Accostando le due opere, non è difficile sentirne l’intimo dialogo e provarne emozione. Emozione, certo, per la testimonianza quasi in diretta dei pensieri di un immenso talento, che frugava nell’esperienza altrui con già nella mente ben chiara la via da percorrere per rivoluzionarla radicalmente. Emozione per la sintesi delle ispirazioni che gli vediamo produrre, emozione per la soluzione perfetta che gli vediamo ideare. Noi apparteniamo a quella soluzione, perché apre l’era moderna. Oggi celebriamo Caravaggio e molto meno i fratelli Campi o lo stesso Bassano, Savoldo, Moretto o Peterzano, proprio per l’inarrivabile visione profetica sulla modernità che il Merisi ci ha regalato.
Non dovremmo mai dimenticare, però, che una sintesi non è mai possibile senza adeguate premesse che la alimentino; che i destini dei viventi sono finemente intrecciati e correlati l’uno all’altro da legami invisibili a occhio nudo ma evidenti allo sguardo della storia.
Scoprire il legame tra Caravaggio e un minore suo ispiratore, non è un fatto banale, perché ricostruisce una continuità diacronica dell’ispirazione umana, di cui anche noi, gente comune siamo parte integrante e fondamentale.
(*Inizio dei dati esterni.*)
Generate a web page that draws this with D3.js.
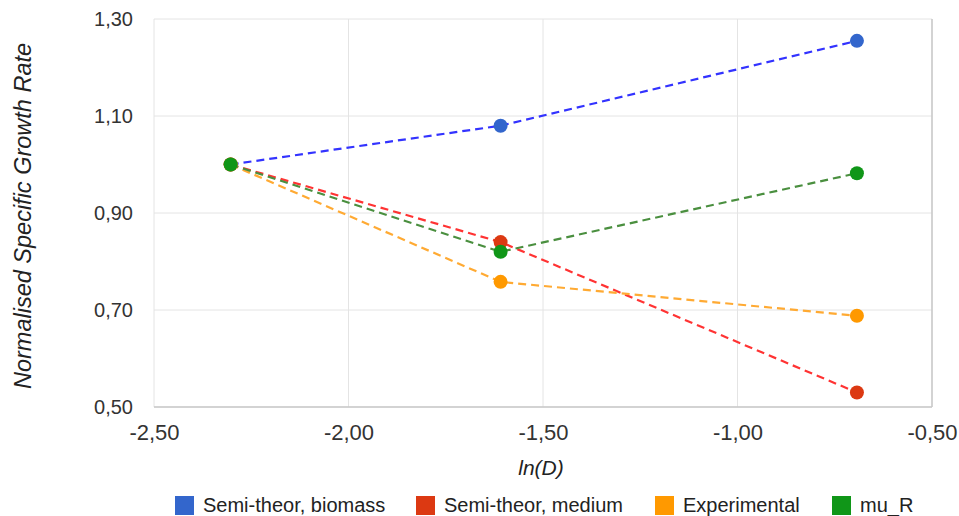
<!DOCTYPE html>
<html>
<head>
<meta charset="utf-8">
<script src="https://cdn.jsdelivr.net/npm/d3@7"></script>
<style>
  body { margin: 0; background: #fff; }
  text { font-family: "Liberation Sans", Arial, sans-serif; }
</style>
</head>
<body>
<svg id="chart" width="959" height="516"></svg>
<script>
// ln(D) values
const xValues = [-2.303, -1.609, -0.693];
const seriesNames = ["Semi-theor, biomass", "Semi-theor, medium", "Experimental", "mu_R"];
const biomass = [1.00, 1.08, 1.255];
const medium = [1.00, 0.84, 0.53];
const experimental = [1.00, 0.758, 0.688];
const muR = [1.00, 0.82, 0.982];
const xTicks = [-2.5, -2.0, -1.5, -1.0, -0.5];
const yTicks = [0.5, 0.7, 0.9, 1.1, 1.3];

const markerColors = ["#3366cc", "#dc3912", "#ff9900", "#109618"];
const lineColors = ["#3333ff", "#ff3333", "#ffaa33", "#4a8f3f"];

const margin = { top: 19, right: 27, bottom: 109, left: 154 },
    width = 959 - margin.left - margin.right,
    height = 516 - margin.top - margin.bottom;

const svg = d3.select("#chart");
const g = svg.append("g").attr("transform", `translate(${margin.left},${margin.top})`);

const x = d3.scaleLinear().domain([-2.5, -0.5]).range([0, width]);
const y = d3.scaleLinear().domain([0.5, 1.3]).range([height, 0]);

const fmt = d => d3.format(".2f")(d).replace(".", ",").replace("−", "-");

// gridlines
g.selectAll(".vgrid").data(xTicks).join("line").attr("class", "vgrid")
    .attr("x1", d => x(d)).attr("x2", d => x(d))
    .attr("y1", 0).attr("y2", height)
    .attr("stroke", "#e4e4e4").attr("stroke-width", 1);
g.selectAll(".hgrid").data(yTicks).join("line").attr("class", "hgrid")
    .attr("x1", 0).attr("x2", width)
    .attr("y1", d => y(d)).attr("y2", d => y(d))
    .attr("stroke", "#e4e4e4").attr("stroke-width", 1);

// frame: right and bottom darker
g.append("line").attr("x1", width).attr("x2", width).attr("y1", 0).attr("y2", height)
    .attr("stroke", "#c8c8c8").attr("stroke-width", 1.5);
g.append("line").attr("x1", 0).attr("x2", width).attr("y1", height).attr("y2", height)
    .attr("stroke", "#c8c8c8").attr("stroke-width", 1.5);

// axes (labels only)
const xAxis = g.append("g").attr("transform", `translate(0,${height})`)
    .call(d3.axisBottom(x).tickValues(xTicks).tickSize(0).tickPadding(17).tickFormat(fmt));
const yAxis = g.append("g")
    .call(d3.axisLeft(y).tickValues(yTicks).tickSize(0).tickPadding(21).tickFormat(fmt));
[xAxis, yAxis].forEach(a => a.select(".domain").remove());
xAxis.selectAll("text").attr("fill", "#333").style("font-size", "22px");
yAxis.selectAll("text").attr("fill", "#333").style("font-size", "20px");

// series
const allSeries = [biomass, medium, experimental, muR];
const line = d3.line().x((d, i) => x(xValues[i])).y(d => y(d));

allSeries.forEach((s, k) => {
    g.append("path").datum(s)
        .attr("fill", "none")
        .attr("stroke", lineColors[k])
        .attr("stroke-width", 2.2)
        .attr("stroke-dasharray", "8,5")
        .attr("d", line);
});
allSeries.forEach((s, k) => {
    g.selectAll(".pt" + k).data(s).join("circle").attr("class", "pt" + k)
        .attr("cx", (d, i) => x(xValues[i]))
        .attr("cy", d => y(d))
        .attr("r", 7)
        .attr("fill", markerColors[k]);
});

// axis titles
svg.append("text")
    .attr("x", 541).attr("y", 475)
    .attr("text-anchor", "middle")
    .style("font-size", "21px").style("font-style", "italic").attr("fill", "#222")
    .text("ln(D)");
svg.append("text")
    .attr("transform", `translate(31,${margin.top + height / 2 + 3}) rotate(-90)`)
    .attr("text-anchor", "middle")
    .style("font-size", "23.5px").style("font-style", "italic").attr("fill", "#222")
    .text("Normalised Specific Growth Rate");

// legend
const legendX = [175, 416, 655, 832];
const legend = svg.selectAll(".legend").data(seriesNames).join("g").attr("class", "legend")
    .attr("transform", (d, i) => `translate(${legendX[i]},496)`);
legend.append("rect").attr("width", 19).attr("height", 19).attr("fill", (d, i) => markerColors[i]);
legend.append("text").attr("x", 28).attr("y", 16)
    .style("font-size", "20px").attr("fill", "#222").text(d => d);
</script>
</body>
</html>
La comunità degli umani forma come un bacino di affetti e valori, pensieri e legami, relazioni e influenze, fittamente intersecate, finemente correlate, in cui ogni singola azione di ogni individuo può avere effetto, e lo ha, su tutti gli altri.
Non dovremmo mai dimenticare che ogni nostro pensiero, parola o azione può innescare il meccanismo meraviglioso e assolutamente non eccezionale che porta a una creazione originale, può fungere da mattone per una costruzione più ampia, completata con il contributo di tutti.
Ognuno è responsabile della sua creazione, ognuno può innescare e favorire la creazione dei compagni di viaggio.
Per alcuni l’esito finale può essere un quadro immortale, per altri – perché no? – una vita realizzata e felice.